Musket?  I see you as more of a war club man.

 
 
 
Kavika
Professor Principal
4.1.1  Kavika   replied to  Drinker of the Wry @4.1    2 years ago

Naw, throwing knives is my specialty.

 
 
 
CB
Professor Principal
5  CB    2 years ago
Thomas announced that courts may never consider the real-world, life-saving impact of gun safety laws when gauging their constitutionality.

Therefore, the constitution is "All." Real-world, life-saving impact be damned.

 
 
 
Buzz of the Orient
Professor Expert
6  Buzz of the Orient    2 years ago

I used to love America, been through so much of it, even owned a home in Florida for a while.  Now I wouldn't step one foot in that dangerous cesspool.  What the hell is the matter with so many of the people there?  Is it all because of greed?  Lack of a decent education?  No discipline from parents?  Just plain ignorance?  What is it?  What happened?

 
 
 
Thrawn 31
Professor Participates
7  Thrawn 31    2 years ago

Cuz fuck it, if it isn't explicitly stated in the constitution it should be permitted/banned.
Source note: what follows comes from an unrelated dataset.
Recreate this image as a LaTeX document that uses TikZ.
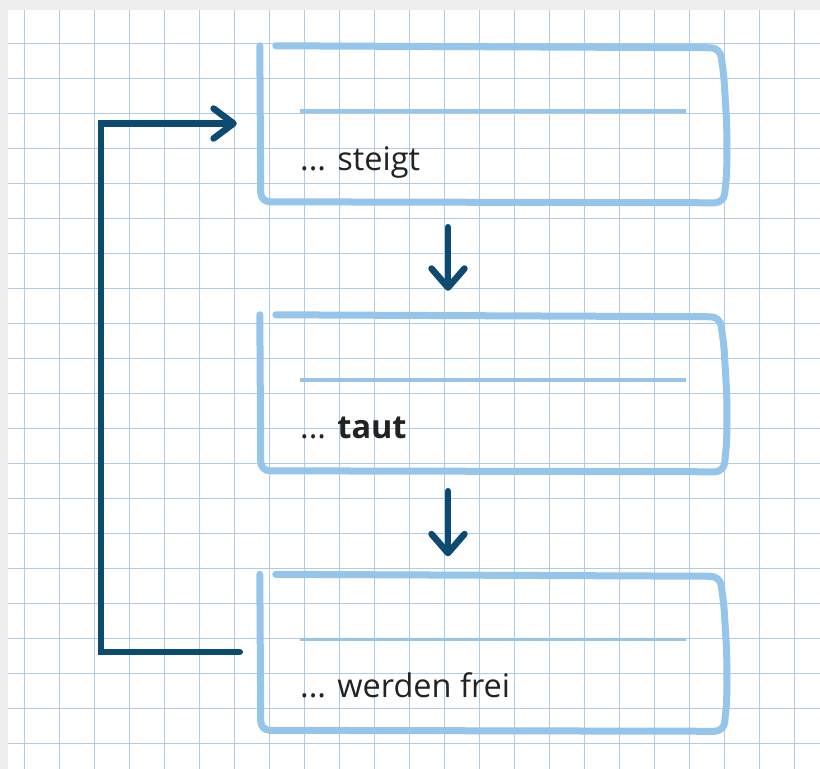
\documentclass[tikz,border=0pt]{standalone}
\usepackage{fontspec}
\setmainfont{Open Sans}
\usetikzlibrary{arrows.meta}
\definecolor{gridblue}{HTML}{AFCBE6}
\definecolor{boxblue}{HTML}{95C5EB}
\definecolor{darkblue}{HTML}{0C4B6F}
\definecolor{txt}{HTML}{222222}
\definecolor{papershade}{HTML}{EEEEEE}
\tikzset{
  gridline/.style={draw=gridblue,line width=0.9pt},
  boxarea/.style={draw=none,inner sep=0pt,minimum width=467pt,minimum height=157pt},
  boxline/.style={draw=boxblue,line width=7pt,line cap=round,line join=round,rounded corners=9pt},
  innerline/.style={draw=boxblue,line width=3.6pt},
  label/.style={anchor=base west,inner sep=0pt,text=txt,font=\fontsize{32.5}{38}\selectfont},
  darr/.style={draw=darkblue,line width=6.5pt,line cap=round,line join=round,
    -{Straight Barb[length=19pt,width=33pt,line cap=round,line join=round]}},
  farr/.style={draw=darkblue,line width=6.5pt,line cap=round,line join=miter,
    -{Straight Barb[length=20pt,width=30pt,line cap=round,line join=round]}},
}
\newcommand{\sketchbox}[1]{%
  \begin{scope}[shift={(#1.north west)}]
    \draw[boxline] (0,1) -- (1,157) -- (464,158) -- (467,128) -- (467,80) -- (464,30) -- (460,3) -- (16,1);
    \draw[innerline] (40,66) -- (426,66);
  \end{scope}}
\begin{document}
\begin{tikzpicture}[x=1pt,y=-1pt]
\useasboundingbox (0,0) rectangle (820,769);
\fill[papershade] (0,0) rectangle (820,769);
\fill[white] (8,10) rectangle (820,769);
\foreach \x in {24,59,...,794} \draw[gridline] (\x,10) -- (\x,769);
\foreach \y in {43.3,78.3,...,743.3} \draw[gridline] (8,\y) -- (820,\y);

\node[boxarea] (b1) at (493.5,123.5) {};
\node[boxarea] (b2) at (493.5,392.5) {};
\node[boxarea] (b3) at (493.5,652) {};
\sketchbox{b1}
\sketchbox{b2}
\sketchbox{b3}

\node[label] (t1) at (300,170) {... steigt};
\node[label] (t2) at (300,438) {... \textbf{taut}};
\node[label] (t3) at (300,697) {... werden frei};

\draw[darr,shorten <=25pt,shorten >=23pt] ([xshift=-45.5pt]b1.south) -- ([xshift=-45.5pt]b2.north);
\draw[darr,shorten <=20pt,shorten >=17pt] ([xshift=-45.5pt]b2.south) -- ([xshift=-45.5pt]b3.north);
\draw[farr,shorten <=20pt,shorten >=23pt] (b3.west) -- ++(-159,0) |- (b1.west);
\end{tikzpicture}
\end{document}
I am sure that is EXACTLY what the founders envisioned. 

 
 
 
Hal A. Lujah
Professor Guide
8  Hal A. Lujah    2 years ago

It won’t matter anyways.  There was a segment on ghost guns on vice news a while back.  People are just 3d printing the parts by the truck load now.  There is no way to stop guns in America now.  Our kids will live a life of hopefully dodging bullets.

 
 
 
Hal A. Lujah
Professor Guide
9  Hal A. Lujah    2 years ago

It won’t matter anyways.  There was a segment on ghost guns on vice news a while back.  People are just 3d printing the parts by the truck load now.  There is no way to stop guns in America now.  Our kids will live a life of (hopefully) dodging bullets.